The Holy City was indeed in the most perilous condition, for there were now no soldiers within the walls, and no leader to look to in all the land, save only Balian of Ibelin, and he was at this time a fugitive, who had sought protection within the walls of Tyre.

Bereft of a leader, the city had well-nigh lost hope, when Balian, acting apparently in good faith, begged leave of Saladin to conduct his wife and family within the walls of Jerusalem, promising that he himself would stay there but one night, and then return to Tyre.

To this Saladin agreed; but when Balian was once inside the city, the inhabitants refused to let him leave it again.

The patriarch Heraclius, indeed, assured him that he could not keep his promise without committing grave sin, saying, "Great shame will it be to you and to your sons after you if you leave the Holy City in this perilous strait."
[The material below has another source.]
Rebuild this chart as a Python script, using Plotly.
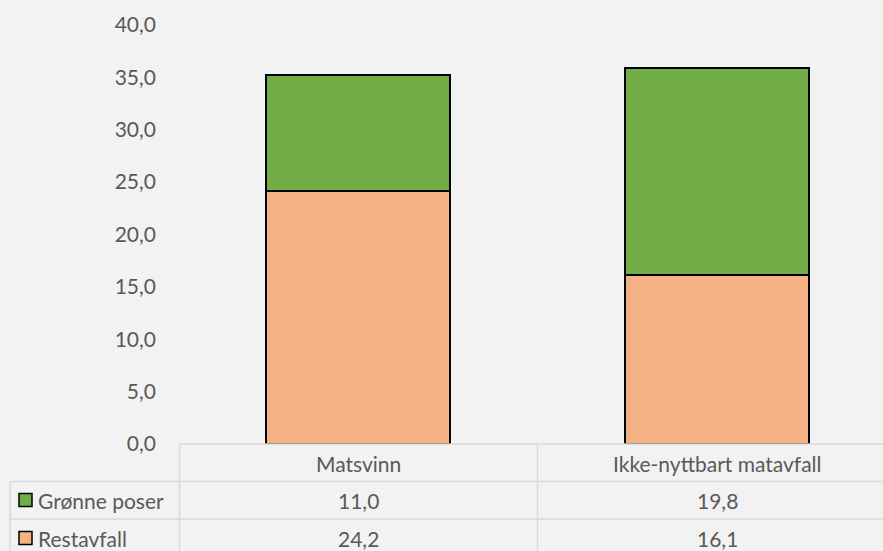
import plotly.graph_objects as go

categories = ["Matsvinn", "Ikke-nyttbart matavfall"]
series_names = ["Restavfall", "Grønne poser"]
restavfall = [24.2, 16.1]
gronne_poser = [11.0, 19.8]
y_ticks = [0, 5, 10, 15, 20, 25, 30, 35, 40]

colors = {"Restavfall": "#F4B183", "Grønne poser": "#70AD47"}
FONT = "Lato"
TXT = "#595959"
GRID = "#D9D9D9"
FS = 21

W, H = 883, 551
L, T, B = 179, 25, 107
plot_w = W - L
plot_h = H - T - B
y0_px = H - B


def fmt(v):
    return f"{v:.1f}".replace(".", ",")


def px_x(px):
    return (px - L) / plot_w


def px_y(py):
    return (y0_px - py) / plot_h


fig = go.Figure()
for name, vals in [("Restavfall", restavfall), ("Grønne poser", gronne_poser)]:
    fig.add_trace(go.Bar(
        x=list(range(len(categories))), y=vals, name=name,
        marker=dict(color=colors[name], line=dict(color="#000000", width=2)),
        width=0.513, showlegend=False, hoverinfo="y+name",
    ))

shapes = []
def line(x0, y0, x1, y1):
    shapes.append(dict(type="line", xref="paper", yref="paper",
                       x0=px_x(x0), y0=px_y(y0), x1=px_x(x1), y1=px_y(y1),
                       line=dict(color=GRID, width=1.5), layer="above"))

line(179.5, 444, W, 444)
line(10, 481.5, W, 481.5)
line(10, 519, W, 519)
line(10, 481.5, 10, H)
line(179.5, 444, 179.5, H)
line(537.5, 444, 537.5, H)

annotations = []
row_y = {"header": 463, "Grønne poser": 500, "Restavfall": 538}
for i, c in enumerate(categories):
    annotations.append(dict(x=i, y=px_y(row_y["header"]), xref="x", yref="paper",
                            text=c, showarrow=False, xanchor="center", yanchor="middle",
                            font=dict(family=FONT, size=FS, color=TXT)))
for name, vals in [("Grønne poser", gronne_poser), ("Restavfall", restavfall)]:
    for i, v in enumerate(vals):
        annotations.append(dict(x=i, y=px_y(row_y[name]), xref="x", yref="paper",
                                text=fmt(v), showarrow=False, xanchor="center", yanchor="middle",
                                font=dict(family=FONT, size=FS, color=TXT)))
    cy = row_y[name]
    shapes.append(dict(type="rect", xref="paper", yref="paper",
                       x0=px_x(19), x1=px_x(32), y0=px_y(cy - 6.5), y1=px_y(cy + 6.5),
                       fillcolor=colors[name], line=dict(color="#000000", width=1.5), layer="above"))
    annotations.append(dict(x=px_x(36), y=px_y(cy), xref="paper", yref="paper",
                            text=name, showarrow=False, xanchor="left", yanchor="middle",
                            font=dict(family=FONT, size=FS, color=TXT)))

fig.update_layout(
    width=W, height=H,
    margin=dict(l=L, r=0, t=T, b=B, pad=0),
    paper_bgcolor="#F2F2F2", plot_bgcolor="#F2F2F2",
    barmode="stack", bargap=0,
    font=dict(family=FONT, size=FS, color=TXT),
    xaxis=dict(range=[-0.5, (W - 358) / 359], showticklabels=False, showgrid=False,
               zeroline=False, showline=False, ticks=""),
    yaxis=dict(range=[0, 40], tickvals=y_ticks, ticktext=[fmt(v) for v in y_ticks],
               showgrid=False, zeroline=False, showline=False, ticks="",
               ticklabelstandoff=22, tickfont=dict(family=FONT, size=FS, color=TXT)),
    shapes=shapes, annotations=annotations,
)

fig.write_html("out.html")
So Balian remained and did his best, with only two knights to aid him, and little enough of food to feed the [124] multitudes who came in day by day from the country round, and set up their tents in the streets of the city.

"The priests and clerks," says Geoffrey de Vinsauf, "discharged the duties of soldiers and fought bravely for the Lord's House . . . but the people, alike ignorant and timorous, flocked in numbers round the patriarch and the queen, bitterly complaining and earnestly entreating that they might make terms of peace with the Sultan as soon as possible."

Even when the city was given up on condition that Saladin would accept a ransom for the lives of the inhabitants, there came small consolation to the unhappy people. For some thousands of them could pay no ransom at all, and had nothing to hope for but the miseries of slavery.

When this fact was known, it called forth all that chivalry of the infidel chieftains upon which the chroniclers love to dwell.

Saphadim, the brother of Saladin, and his right hand during the siege, at once begged a thousand slaves as his share of the booty.

"For what purpose do you desire them?" asked Saladin.

"To do with them as I will," replied his brother, upon which the Sultan smiled and granted his request.

As he expected, the unhappy captives were at once given their freedom. Then the Patriarch and Balian, who had been treated with the utmost courtesy, each begged for seven hundred souls; and when those were granted, Saladin said, "My brother has given his alms; the bishop and Balian theirs. Now will I give mine also."

[125] With that he granted freedom to all aged folk within the city, " and this was the alms that Saladin made." Thus did Jerusalem fall once more into the hands of Islam, and the Crescent shone again over the Holy City, in which for eighty-eight years the Cross had reigned supreme.